--- Start Recorded data ---

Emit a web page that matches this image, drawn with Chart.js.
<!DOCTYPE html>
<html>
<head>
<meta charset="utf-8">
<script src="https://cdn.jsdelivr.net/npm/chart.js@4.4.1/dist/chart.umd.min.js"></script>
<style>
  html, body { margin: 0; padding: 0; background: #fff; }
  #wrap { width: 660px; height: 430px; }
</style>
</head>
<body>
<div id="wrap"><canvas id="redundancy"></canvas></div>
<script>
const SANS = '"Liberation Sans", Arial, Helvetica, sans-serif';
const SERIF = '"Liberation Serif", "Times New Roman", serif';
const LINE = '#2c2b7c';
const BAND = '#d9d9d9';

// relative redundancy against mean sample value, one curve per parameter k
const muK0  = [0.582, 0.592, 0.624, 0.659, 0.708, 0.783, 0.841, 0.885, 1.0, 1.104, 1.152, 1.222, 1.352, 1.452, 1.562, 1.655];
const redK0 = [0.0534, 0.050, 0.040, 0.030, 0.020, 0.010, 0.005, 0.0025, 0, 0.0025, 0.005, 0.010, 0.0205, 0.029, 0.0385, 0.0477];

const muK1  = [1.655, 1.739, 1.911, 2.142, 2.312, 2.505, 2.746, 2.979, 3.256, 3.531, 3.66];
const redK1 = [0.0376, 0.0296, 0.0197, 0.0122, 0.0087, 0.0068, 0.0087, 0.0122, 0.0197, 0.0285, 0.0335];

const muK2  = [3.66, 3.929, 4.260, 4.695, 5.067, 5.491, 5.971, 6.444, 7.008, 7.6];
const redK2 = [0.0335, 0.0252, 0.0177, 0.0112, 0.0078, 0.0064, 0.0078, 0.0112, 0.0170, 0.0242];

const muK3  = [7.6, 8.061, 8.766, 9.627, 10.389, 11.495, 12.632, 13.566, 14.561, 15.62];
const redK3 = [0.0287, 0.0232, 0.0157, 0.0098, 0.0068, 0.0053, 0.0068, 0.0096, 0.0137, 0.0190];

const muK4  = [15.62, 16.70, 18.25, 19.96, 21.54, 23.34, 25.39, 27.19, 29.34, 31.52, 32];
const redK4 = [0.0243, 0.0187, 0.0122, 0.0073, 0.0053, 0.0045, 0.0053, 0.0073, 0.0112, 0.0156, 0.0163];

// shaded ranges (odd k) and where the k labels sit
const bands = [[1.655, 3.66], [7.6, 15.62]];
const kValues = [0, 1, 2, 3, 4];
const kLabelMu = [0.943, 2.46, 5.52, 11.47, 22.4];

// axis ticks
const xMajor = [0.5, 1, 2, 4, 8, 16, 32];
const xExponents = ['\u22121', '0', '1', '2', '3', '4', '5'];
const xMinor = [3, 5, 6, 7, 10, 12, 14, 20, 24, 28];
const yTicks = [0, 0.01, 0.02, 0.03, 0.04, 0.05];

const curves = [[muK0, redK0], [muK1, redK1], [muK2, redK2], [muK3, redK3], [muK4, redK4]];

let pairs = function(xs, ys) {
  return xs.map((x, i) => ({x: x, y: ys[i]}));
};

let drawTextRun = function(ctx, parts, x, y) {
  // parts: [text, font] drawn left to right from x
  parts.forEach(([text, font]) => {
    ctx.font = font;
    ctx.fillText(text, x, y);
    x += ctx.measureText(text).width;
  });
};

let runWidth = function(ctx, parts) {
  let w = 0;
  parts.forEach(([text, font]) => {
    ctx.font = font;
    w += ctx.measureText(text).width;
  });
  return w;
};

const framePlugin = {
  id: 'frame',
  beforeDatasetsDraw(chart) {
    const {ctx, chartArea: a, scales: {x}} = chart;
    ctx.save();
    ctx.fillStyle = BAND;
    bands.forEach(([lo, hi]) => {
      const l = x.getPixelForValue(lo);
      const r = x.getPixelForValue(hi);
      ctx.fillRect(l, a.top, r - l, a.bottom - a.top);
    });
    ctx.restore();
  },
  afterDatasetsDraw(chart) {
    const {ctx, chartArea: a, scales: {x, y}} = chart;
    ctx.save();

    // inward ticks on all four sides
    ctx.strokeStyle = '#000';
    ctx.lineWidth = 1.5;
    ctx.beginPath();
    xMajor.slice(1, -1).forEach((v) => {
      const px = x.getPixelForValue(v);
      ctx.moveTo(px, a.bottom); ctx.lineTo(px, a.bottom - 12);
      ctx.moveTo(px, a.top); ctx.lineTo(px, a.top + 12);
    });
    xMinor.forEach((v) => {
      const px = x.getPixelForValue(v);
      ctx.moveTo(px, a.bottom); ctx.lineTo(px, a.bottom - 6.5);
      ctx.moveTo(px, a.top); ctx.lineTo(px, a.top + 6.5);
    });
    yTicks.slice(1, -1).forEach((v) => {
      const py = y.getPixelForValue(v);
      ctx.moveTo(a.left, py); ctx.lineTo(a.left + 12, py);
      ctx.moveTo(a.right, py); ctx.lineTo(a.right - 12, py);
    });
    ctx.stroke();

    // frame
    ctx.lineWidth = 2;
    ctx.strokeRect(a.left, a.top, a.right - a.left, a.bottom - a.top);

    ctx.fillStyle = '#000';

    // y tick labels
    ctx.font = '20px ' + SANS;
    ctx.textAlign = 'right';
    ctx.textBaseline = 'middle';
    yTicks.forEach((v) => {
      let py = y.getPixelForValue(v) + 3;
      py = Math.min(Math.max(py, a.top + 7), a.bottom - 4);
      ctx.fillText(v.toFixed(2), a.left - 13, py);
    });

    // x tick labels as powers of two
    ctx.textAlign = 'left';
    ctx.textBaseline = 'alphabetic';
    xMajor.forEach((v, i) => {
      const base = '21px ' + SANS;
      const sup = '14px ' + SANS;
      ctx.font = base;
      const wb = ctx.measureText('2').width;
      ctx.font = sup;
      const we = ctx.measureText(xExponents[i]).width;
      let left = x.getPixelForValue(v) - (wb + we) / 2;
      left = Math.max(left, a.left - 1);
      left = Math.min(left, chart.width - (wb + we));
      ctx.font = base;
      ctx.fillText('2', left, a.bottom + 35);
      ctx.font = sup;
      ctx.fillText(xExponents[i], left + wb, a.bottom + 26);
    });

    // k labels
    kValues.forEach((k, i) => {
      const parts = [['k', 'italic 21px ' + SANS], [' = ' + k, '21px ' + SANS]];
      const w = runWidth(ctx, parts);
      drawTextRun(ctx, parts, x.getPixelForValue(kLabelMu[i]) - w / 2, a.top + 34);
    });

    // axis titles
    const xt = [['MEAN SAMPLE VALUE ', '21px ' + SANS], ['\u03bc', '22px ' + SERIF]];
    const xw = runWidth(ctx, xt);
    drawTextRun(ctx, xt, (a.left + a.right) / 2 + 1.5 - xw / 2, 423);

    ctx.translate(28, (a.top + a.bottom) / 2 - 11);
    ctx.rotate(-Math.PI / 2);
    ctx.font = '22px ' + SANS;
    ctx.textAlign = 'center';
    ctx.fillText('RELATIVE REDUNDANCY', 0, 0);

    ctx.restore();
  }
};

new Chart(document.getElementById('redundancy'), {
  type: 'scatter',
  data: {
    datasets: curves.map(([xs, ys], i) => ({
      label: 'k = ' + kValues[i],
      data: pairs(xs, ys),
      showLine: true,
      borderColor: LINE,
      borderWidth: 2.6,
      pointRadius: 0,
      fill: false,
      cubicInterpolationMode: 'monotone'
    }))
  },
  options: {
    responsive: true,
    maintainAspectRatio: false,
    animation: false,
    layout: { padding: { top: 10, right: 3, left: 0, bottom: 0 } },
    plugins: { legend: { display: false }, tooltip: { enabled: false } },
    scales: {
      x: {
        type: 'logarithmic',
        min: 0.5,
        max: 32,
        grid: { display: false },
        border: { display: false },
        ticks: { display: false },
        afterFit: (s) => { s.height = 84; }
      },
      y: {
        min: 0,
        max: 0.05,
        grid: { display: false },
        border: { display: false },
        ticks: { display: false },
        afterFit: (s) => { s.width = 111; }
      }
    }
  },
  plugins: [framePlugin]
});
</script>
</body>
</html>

--- End Recorded data ---

» **Written task**
Write out exactly the lines from the start of the material through the line with "0.0096, 0.0137, 0.0190];". No other output is expected.

» **The reply**
Emit a web page that matches this image, drawn with Chart.js.
<!DOCTYPE html>
<html>
<head>
<meta charset="utf-8">
<script src="https://cdn.jsdelivr.net/npm/chart.js@4.4.1/dist/chart.umd.min.js"></script>
<style>
  html, body { margin: 0; padding: 0; background: #fff; }
  #wrap { width: 660px; height: 430px; }
</style>
</head>
<body>
<div id="wrap"><canvas id="redundancy"></canvas></div>
<script>
const SANS = '"Liberation Sans", Arial, Helvetica, sans-serif';
const SERIF = '"Liberation Serif", "Times New Roman", serif';
const LINE = '#2c2b7c';
const BAND = '#d9d9d9';

// relative redundancy against mean sample value, one curve per parameter k
const muK0  = [0.582, 0.592, 0.624, 0.659, 0.708, 0.783, 0.841, 0.885, 1.0, 1.104, 1.152, 1.222, 1.352, 1.452, 1.562, 1.655];
const redK0 = [0.0534, 0.050, 0.040, 0.030, 0.020, 0.010, 0.005, 0.0025, 0, 0.0025, 0.005, 0.010, 0.0205, 0.029, 0.0385, 0.0477];

const muK1  = [1.655, 1.739, 1.911, 2.142, 2.312, 2.505, 2.746, 2.979, 3.256, 3.531, 3.66];
const redK1 = [0.0376, 0.0296, 0.0197, 0.0122, 0.0087, 0.0068, 0.0087, 0.0122, 0.0197, 0.0285, 0.0335];

const muK2  = [3.66, 3.929, 4.260, 4.695, 5.067, 5.491, 5.971, 6.444, 7.008, 7.6];
const redK2 = [0.0335, 0.0252, 0.0177, 0.0112, 0.0078, 0.0064, 0.0078, 0.0112, 0.0170, 0.0242];

const muK3  = [7.6, 8.061, 8.766, 9.627, 10.389, 11.495, 12.632, 13.566, 14.561, 15.62];
const redK3 = [0.0287, 0.0232, 0.0157, 0.0098, 0.0068, 0.0053, 0.0068, 0.0096, 0.0137, 0.0190];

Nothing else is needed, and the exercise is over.